Celeste Headlee has worked as a radio host for decades, hosting a daily news/talk show on Georgia Public Broadcasting so she knows something about how to have better conversations. She’s interviewed a wide range of people from Nobel Prize winners and billionaires to truck drivers and kindergarten teachers. In that time she learned a lot about how to listen, and much of it contradicts a lot of the advice you may have heard over the years. In a TED talk that runs just under 12 minutes, she shares 10 basic rules that she’s learned.

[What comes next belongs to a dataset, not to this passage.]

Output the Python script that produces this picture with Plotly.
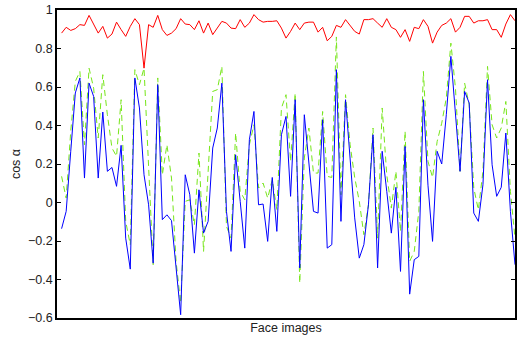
import plotly.graph_objects as go

face_index = list(range(1, 101))

red_series = [0.880, 0.910, 0.894, 0.903, 0.924, 0.920, 0.972, 0.924, 0.880, 0.915,
              0.854, 0.875, 0.937, 0.898, 0.863, 0.915, 0.955, 0.924, 0.698, 0.924,
              0.910, 0.972, 0.898, 0.868, 0.880, 0.903, 0.955, 0.927, 0.924, 0.898,
              0.944, 0.880, 0.932, 0.872, 0.910, 0.941, 0.932, 0.906, 0.903, 0.950,
              0.910, 0.932, 0.976, 0.950, 0.937, 0.941, 0.941, 0.944, 0.906, 0.854,
              0.889, 0.932, 0.898, 0.932, 0.937, 0.937, 0.885, 0.910, 0.840, 0.863,
              0.920, 0.910, 0.950, 0.920, 0.889, 0.875, 0.950, 0.950, 0.955, 0.932,
              0.910, 0.955, 0.910, 0.898, 0.858, 0.898, 0.837, 0.910, 0.903, 0.950,
              0.915, 0.828, 0.885, 0.920, 0.932, 0.955, 0.885, 0.910, 0.967, 0.967,
              0.932, 0.944, 0.944, 0.950, 0.898, 0.898, 0.858, 0.927, 0.976, 0.944]

blue_series = [-0.136, -0.046, 0.266, 0.569, 0.647, 0.127, 0.620, 0.551, 0.127, 0.470,
               0.162, 0.182, 0.084, 0.297, -0.185, -0.346, 0.647, 0.491, 0.144, -0.012,
               -0.315, 0.612, -0.089, -0.064, -0.094, -0.323, -0.583, 0.144, 0.040, -0.263,
               0.066, -0.159, -0.098, 0.283, 0.387, 0.620, -0.046, -0.254, 0.248, 0.006,
               -0.237, 0.326, 0.473, -0.012, -0.008, -0.202, 0.130, -0.150, 0.352, 0.447,
               0.032, 0.534, -0.340, 0.456, 0.214, -0.046, -0.055, 0.430, -0.237, -0.219,
               0.690, -0.098, 0.534, 0.220, -0.080, -0.289, -0.219, -0.012, 0.352, -0.340,
               0.266, 0.058, -0.159, 0.079, -0.358, 0.291, -0.476, -0.297, -0.280, 0.534,
               0.090, -0.202, 0.266, 0.200, 0.456, 0.759, 0.473, 0.162, 0.577, 0.517,
               -0.055, -0.098, 0.092, 0.638, 0.196, 0.032, 0.079, 0.361, -0.046, -0.323]

green_series = [0.136, 0.023, 0.370, 0.629, 0.681, 0.300, 0.698, 0.594, 0.335, 0.664,
                0.456, 0.283, 0.240, 0.534, -0.098, -0.219, 0.690, 0.612, 0.698, 0.162,
                -0.323, 0.647, 0.144, 0.300, 0.127, -0.306, -0.522, 0.006, 0.014, -0.116,
                0.257, -0.254, 0.150, 0.577, 0.586, 0.707, -0.124, -0.185, 0.361, 0.058,
                0.014, 0.300, 0.404, 0.075, 0.101, 0.023, 0.118, -0.038, 0.490, 0.560,
                0.214, 0.568, -0.418, 0.231, 0.387, 0.153, 0.153, 0.473, 0.136, 0.130,
                0.860, 0.040, 0.560, 0.300, 0.130, 0.006, -0.167, -0.012, 0.387, -0.185,
                0.491, 0.144, -0.029, 0.162, -0.150, 0.370, -0.306, -0.254, -0.046, 0.681,
                0.214, 0.130, 0.317, 0.412, 0.543, 0.828, 0.594, 0.162, 0.620, 0.508,
                0.075, -0.038, 0.162, 0.707, 0.404, 0.335, 0.387, 0.525, 0.058, -0.185]

y_ticks = [-0.6, -0.4, -0.2, 0, 0.2, 0.4, 0.6, 0.8, 1]

fig = go.Figure()
fig.add_trace(go.Scatter(x=face_index, y=red_series, mode="lines",
                         line=dict(color="#ff0000", width=1)))
fig.add_trace(go.Scatter(x=face_index, y=green_series, mode="lines",
                         line=dict(color="#77e61a", width=1, dash="6px,4px")))
fig.add_trace(go.Scatter(x=face_index, y=blue_series, mode="lines",
                         line=dict(color="#0000ff", width=1)))

font = dict(family="Liberation Sans, Arial, sans-serif", size=12, color="#222222")

fig.update_layout(
    width=517, height=340,
    margin=dict(l=57, r=0, t=10, b=22),
    paper_bgcolor="white", plot_bgcolor="white",
    showlegend=False,
    font=font,
    xaxis=dict(range=[0, 100], showticklabels=False, ticks="", showgrid=False,
               zeroline=False, showline=True, linecolor="black", linewidth=1.5,
               mirror=True,
               title=dict(text="Face images", font=dict(size=12.5), standoff=4)),
    yaxis=dict(range=[-0.6, 1], tickvals=y_ticks, ticks="inside", ticklen=4,
               tickcolor="black", showgrid=False, zeroline=False, showline=True,
               linecolor="black", linewidth=1.5, mirror="ticks",
               tickfont=dict(size=12.5),
               title=dict(text="cos α", font=dict(size=12.5), standoff=5)),
)

fig.write_html("out.html")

It’s advice that can be applied in both your personal and professional life, and that can go a long way to addressing one of the problems she identifies early on in her talk:
So this world that we live in, this world in which every conversation has the potential to devolve into an argument, where our politicians can’t speak to one another and where even the most trivial of issues have someone fighting both passionately for it and against it, it’s not normal. Pew Research did a study of 10,000 American adults, and they found that at this moment, we are more polarized, we are more divided, than we ever have been in history. We’re less likely to compromise, which means we’re not listening to each other. And we make decisions about where to live, who to marry and even who our friends are going to be, based on what we already believe. Again, that means we’re not listening to each other. A conversation requires a balance between talking and listening, and somewhere along the way, we lost that balance.